Vrable, a 23-year teaching veteran with no previous blemishes on her employment record, worked in an emotional-support class at West Newton Elementary School. She was dismissed after she was found unconscious in a school restroom, and court records show that Vrable was treated for a drug overdose. West Newton police charged Vrable with possession of a controlled substance and she was sentenced to one year of probation.
During the arguments, the IU presented evidence that Vrable has an extensive history of drug abuse, including pain pills and “three to four” visits to rehabilitation units, according to court documents.
The state arbiter had reversed the initial firing and made her reinstatement subject to completion of drug and alcohol treatment classes and periodic drug screening, which Vrable maintains she has complied with.
In the 2009 Commonwealth Court ruling, the appellate court majority said, “The award essentially would allow (Vrable) to be placed back into the classroom pending her attempts at recovery. As noted ... the public policy of educating our children about dangers of illicit drugs and drug abuse and protecting children from exposure to drugs and drug abuse is compelling.
“Simply put, an elementary classroom is no place for a recovering addict,” the opinion states.
Despite an arbitrator's finding in the Philadelphia case that Thomas Mitchell, engaged in “lewd, lascivious (and) extraordinarily perverse” behavior and that his testimony was not credible, the arbitrator found the Philadelphia Housing Authority did not have just cause to fire him.
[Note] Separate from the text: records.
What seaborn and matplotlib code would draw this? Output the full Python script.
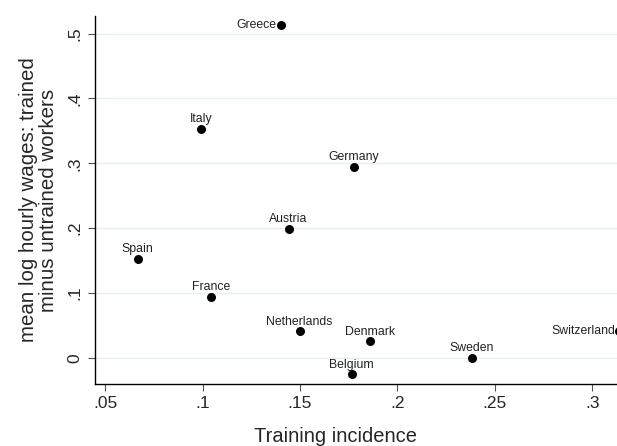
import matplotlib
matplotlib.use("Agg")
import matplotlib.pyplot as plt
import seaborn as sns
import pandas as pd

# datos
paises = ["Greece", "Italy", "Germany", "Austria", "Spain", "France",
          "Netherlands", "Denmark", "Sweden", "Belgium", "Switzerland"]
incidencia = [0.1402, 0.0991, 0.1777, 0.1441, 0.0666, 0.1044,
              0.1498, 0.1859, 0.2382, 0.1766, 0.3137]
salarios = [0.5126, 0.3533, 0.2948, 0.1993, 0.1530, 0.0945,
            0.0410, 0.0262, 0.0005, -0.0247, 0.0416]
# etiquetas a la izquierda del punto (las demás van arriba)
izquierda = ["Greece", "Switzerland"]

xticks = [0.05, 0.10, 0.15, 0.20, 0.25, 0.30]
xticklabels = [".05", ".1", ".15", ".2", ".25", ".3"]
yticks = [0.0, 0.1, 0.2, 0.3, 0.4, 0.5]
yticklabels = ["0", ".1", ".2", ".3", ".4", ".5"]

df = pd.DataFrame({"pais": paises, "x": incidencia, "y": salarios})

sns.set_style("white")
plt.rcParams["font.family"] = ["Liberation Sans", "DejaVu Sans"]

fig = plt.figure(figsize=(6.17, 4.46), dpi=100)
ax = fig.add_axes([95.3 / 617, 62 / 446, 1 - 95.3 / 617, (384 - 16) / 446])

sns.scatterplot(data=df, x="x", y="y", ax=ax, color="black", s=42,
                edgecolor="black", linewidth=0, zorder=3)

for _, fila in df.iterrows():
    if fila["pais"] in izquierda:
        ax.annotate(fila["pais"], (fila["x"], fila["y"]), xytext=(-3, 0),
                    textcoords="offset points", ha="right", va="center",
                    fontsize=8.8, color="#222222", annotation_clip=False)
    else:
        ax.annotate(fila["pais"], (fila["x"], fila["y"]), xytext=(0, 4.6),
                    textcoords="offset points", ha="center", va="baseline",
                    fontsize=8.8, color="#222222", annotation_clip=False)

ax.set_xlim(0.0449, 0.3127)
ax.set_ylim(-0.040, 0.527)
ax.set_xticks(xticks)
ax.set_xticklabels(xticklabels)
ax.set_yticks(yticks)
ax.set_yticklabels(yticklabels, rotation=90, va="center")
ax.tick_params(axis="both", direction="out", length=5, width=0.8,
               color="#555555", labelsize=12.5, pad=4, left=True, bottom=True)
ax.yaxis.grid(True, color="#e3eff2", linewidth=1)
ax.xaxis.grid(False)
ax.set_axisbelow(True)

for lado in ["top", "right"]:
    ax.spines[lado].set_visible(False)
for lado in ["left", "bottom"]:
    ax.spines[lado].set_color("black")
    ax.spines[lado].set_linewidth(1)

ax.set_xlabel("Training incidence", fontsize=14.5)
ax.xaxis.set_label_coords((335 - 95.3) / (617 - 95.3), -(427 - 384) / 368)
ax.set_ylabel("mean log hourly wages: trained\nminus untrained workers",
              fontsize=14.8, linespacing=1.05)
ax.yaxis.set_label_coords(-(95.3 - 58) / (617 - 95.3), 0.5)

fig.savefig("out.png", dpi=100)
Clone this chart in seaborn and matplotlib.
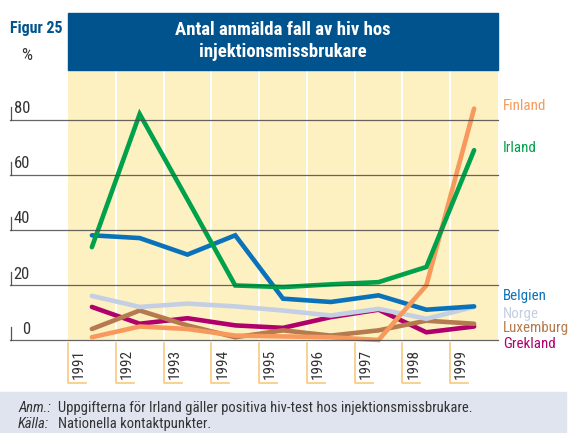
import pandas as pd
import numpy as np
import matplotlib
matplotlib.use('Agg')
import matplotlib.pyplot as plt
import seaborn as sns
from matplotlib import font_manager
from matplotlib.patches import Rectangle

## Data
years = [1991, 1992, 1993, 1994, 1995, 1996, 1997, 1998, 1999]
finland = [1, 4.9, 4, 1.6, 1.3, 1, 0, 19.8, 84]
irland = [33.7, 82, 51, 19.8, 19.2, 20.2, 21, 26.5, 68.9]
belgien = [38, 37, 31, 38, 15, 13.8, 16.2, 11, 12.2]
norge = [16, 12, 13.2, 12.2, 10.7, 8.9, 11.3, 7.7, 12]
luxemburg = [4, 10.7, 5.3, 1, 3.5, 1.6, 3.5, 7, 5.9]
grekland = [12, 5.9, 7.9, 5.3, 4.4, 8.3, 11, 2.8, 4.9]
y_ticks = [0, 20, 40, 60, 80]

series = {
    'Grekland': grekland,
    'Luxemburg': luxemburg,
    'Norge': norge,
    'Belgien': belgien,
    'Finland': finland,
    'Irland': irland,
}
colors = {
    'Finland': '#f7995c',
    'Irland': '#00a14b',
    'Belgien': '#0a72ba',
    'Norge': '#c4cfe3',
    'Luxemburg': '#b57a4e',
    'Grekland': '#b0006c',
}
# label positions on the right (y in data units)
label_y = {'Finland': 85, 'Irland': 69.6, 'Belgien': 15.8, 'Norge': 9.6,
           'Luxemburg': 4.2, 'Grekland': -1.3}

df = pd.DataFrame([
    {'year': y, 'land': land, 'value': v}
    for land, vals in series.items() for y, v in zip(years, vals)
])

## look for a condensed font, otherwise use Liberation Sans a bit smaller
fonts = font_manager.fontManager.ttflist
names = {f.name for f in fonts}
stretch = 'normal'
if 'Liberation Sans Narrow' in names:
    fam, k = 'Liberation Sans Narrow', 1.0
elif 'Roboto Condensed' in names:
    fam, k = 'Roboto Condensed', 1.0
elif any(f.name == 'DejaVu Sans' and str(f.stretch) in ('condensed', 'semi-condensed', '75', '87')
         for f in fonts):
    fam, k, stretch = 'DejaVu Sans', 0.92, 'condensed'
else:
    fam, k = 'Liberation Sans', 0.85
plt.rcParams['font.family'] = [fam, 'DejaVu Sans']
plt.rcParams['font.stretch'] = stretch

fig = plt.figure(figsize=(5.69, 4.33), dpi=100)
ax = fig.add_axes([68/569, 1 - 340/433, 430/569, 270/433])
ax.set_facecolor('#fdf0c1')
ax.set_xlim(years[0] - 0.5, years[-1] + 0.5)
ax.set_ylim(0, 98)
for s in ax.spines.values():
    s.set_visible(False)
ax.set_xticks([])
ax.set_yticks([])

## title band
fig.patches.append(Rectangle((68/569, 1 - 70/433), 430/569, 57/433,
                             transform=fig.transFigure, color='#00538d', zorder=0))
fig.text(283/569, 1 - 41/433, 'Antal anmälda fall av hiv hos\ninjektionsmissbrukare',
         ha='center', va='center', color='white', fontsize=13.5*k, fontweight='bold',
         linespacing=1.3)
fig.text(10/569, 1 - 28/433, 'Figur 25', ha='left', va='center', color='#00538d',
         fontsize=11.5*k, fontweight='bold')
fig.text(27/569, 1 - 55/433, '%', ha='center', va='center', color='#333333', fontsize=12.5*k)

## column separators
for y in years[:-1]:
    ax.axvline(y + 0.5, color='white', lw=1.5, zorder=1)

## gridlines + y labels
ytr = ax.get_yaxis_transform()
x0 = (10 - 68) / 430
for t in y_ticks:
    ax.plot([x0, 1], [t, t], transform=ytr, color='#4a4a4a', lw=0.9, alpha=0.85,
            clip_on=False, zorder=5)
    ax.plot([x0 + 1/430, x0 + 1/430], [t, t + 13/2.75], transform=ytr, color='#555555',
            lw=0.9, clip_on=False)
    ax.text((30 - 68) / 430, t + 1.2, str(t), transform=ytr, ha='right', va='bottom',
            fontsize=12*k, color='#333333')

## lines
sns.lineplot(data=df, x='year', y='value', hue='land', palette=colors,
             hue_order=list(series.keys()), linewidth=3.3, legend=False, ax=ax,
             zorder=3, clip_on=False)
for line in ax.get_lines()[-len(series):]:
    line.set_solid_capstyle('round')
    line.set_solid_joinstyle('miter')
ax.set_xlabel('')
ax.set_ylabel('')

## right labels
for land, yv in label_y.items():
    ax.text(1 + 5/430, yv, land, transform=ytr, ha='left', va='center',
            fontsize=10.8*k, color=colors[land])

## year labels with brackets
xtr = ax.get_xaxis_transform()
for y in years:
    ax.plot([y - 0.5, y - 0.5, y - 0.5 + 18/47.8], [-3/270, -43/270, -43/270],
            transform=xtr, color='#f7c97e', lw=1.2, clip_on=False)
    ax.text(y - 0.5 + 11/47.8, -24/270, str(y), transform=xtr, rotation=90,
            ha='center', va='center', fontsize=11*k, color='#333333')

## note box
fig.patches.append(Rectangle((0, 0), 566/569, 41/433, transform=fig.transFigure,
                             color='#dfe4ef', zorder=0))
fs = 10.5*k
fig.text(18/569, 1 - 408/433, 'Anm.:', style='italic', fontsize=fs, va='center', color='#333333')
fig.text(58/569, 1 - 408/433, 'Uppgifterna för Irland gäller positiva hiv-test hos injektionsmissbrukare.',
         fontsize=fs, va='center', color='#333333')
fig.text(18/569, 1 - 424/433, 'Källa:', style='italic', fontsize=fs, va='center', color='#333333')
fig.text(58/569, 1 - 424/433, 'Nationella kontaktpunkter.', fontsize=fs, va='center', color='#333333')

fig.savefig('out.png', dpi=100)
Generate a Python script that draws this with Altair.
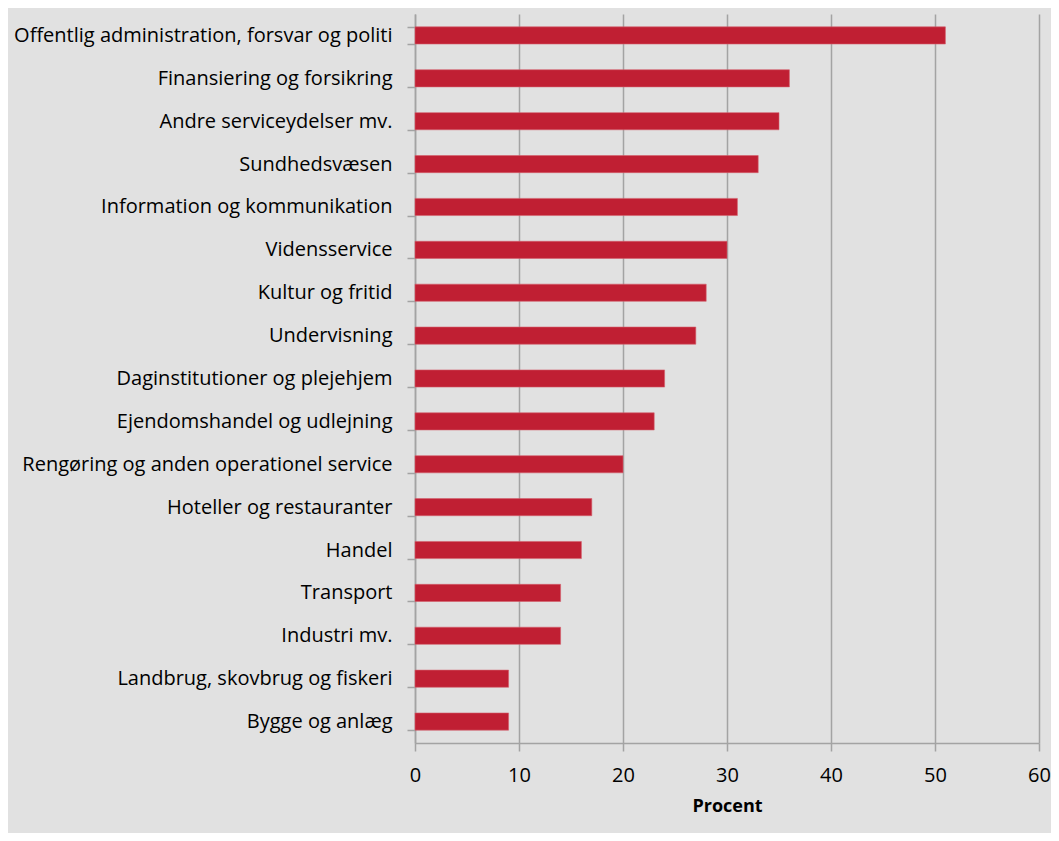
import altair as alt
import pandas as pd

categories = [
    "Offentlig administration, forsvar og politi",
    "Finansiering og forsikring",
    "Andre serviceydelser mv.",
    "Sundhedsvæsen",
    "Information og kommunikation",
    "Vidensservice",
    "Kultur og fritid",
    "Undervisning",
    "Daginstitutioner og plejehjem",
    "Ejendomshandel og udlejning",
    "Rengøring og anden operationel service",
    "Hoteller og restauranter",
    "Handel",
    "Transport",
    "Industri mv.",
    "Landbrug, skovbrug og fiskeri",
    "Bygge og anlæg",
]
values = [51, 36, 35, 33, 31, 30, 28, 27, 24, 23, 20, 17, 16, 14, 14, 9, 9]
x_ticks = [0, 10, 20, 30, 40, 50, 60]

df = pd.DataFrame({"Branche": categories, "Procent": values})

FONT = "Open Sans"
GRID = "#a3a3a3"

chart = (
    alt.Chart(df)
    .mark_bar(color="#c01f33", stroke="#d4606c", strokeWidth=0.6)
    .encode(
        x=alt.X(
            "Procent:Q",
            scale=alt.Scale(domain=[0, 60], nice=False),
            axis=alt.Axis(
                values=x_ticks,
                title="Procent",
                titleFont=FONT,
                titleFontSize=18,
                titleFontWeight="bold",
                titleColor="#000000",
                titlePadding=12,
                labelFont=FONT,
                labelFontSize=20,
                labelColor="#000000",
                labelPadding=14,
                labelFlush=False,
                tickSize=8,
                tickColor=GRID,
                domainColor=GRID,
                domainWidth=1.5,
                tickWidth=1.5,
                grid=True,
                gridColor=GRID,
                gridWidth=1.5,
            ),
        ),
        y=alt.Y(
            "Branche:N",
            sort=categories,
            scale=alt.Scale(paddingInner=0.6, paddingOuter=0.3),
            axis=alt.Axis(
                title=None,
                tickBand="extent",
                labelFont=FONT,
                labelFontSize=20,
                labelColor="#000000",
                labelPadding=15,
                tickSize=8,
                tickColor=GRID,
                tickWidth=1.5,
                domainColor=GRID,
                domainWidth=1.5,
                grid=False,
                labelLimit=500,
            ),
        ),
    )
    .properties(
        width=624,
        height=729,
        background="#e1e1e1",
        padding={"left": 407, "top": 6, "right": 12, "bottom": 90},
        autosize=alt.AutoSizeParams(type="none"),
    )
    .configure_view(stroke=None)
)

chart.save("out.html", embed_options={"renderer": "svg", "actions": False})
The arbitrator ordered he be reinstated and granted back pay.
In August, the high court disagreed, with three justices writing separately to concur.
“Given the repeated (conduct) PHA sought to address, this should not be a difficult case,” Chief Justice Ronald D. Castille wrote in a 21-page opinion in August. “A public employer cannot be denied the power to impose consequences for this sort of inappropriate, and facially criminal, conduct.”
“Indeed, with the general notion in mind that recognized rights must generally have some form of remedy, it is clear that there must be a power in public employers to take meaningful steps to vindicate dominant public policy,” Castille wrote.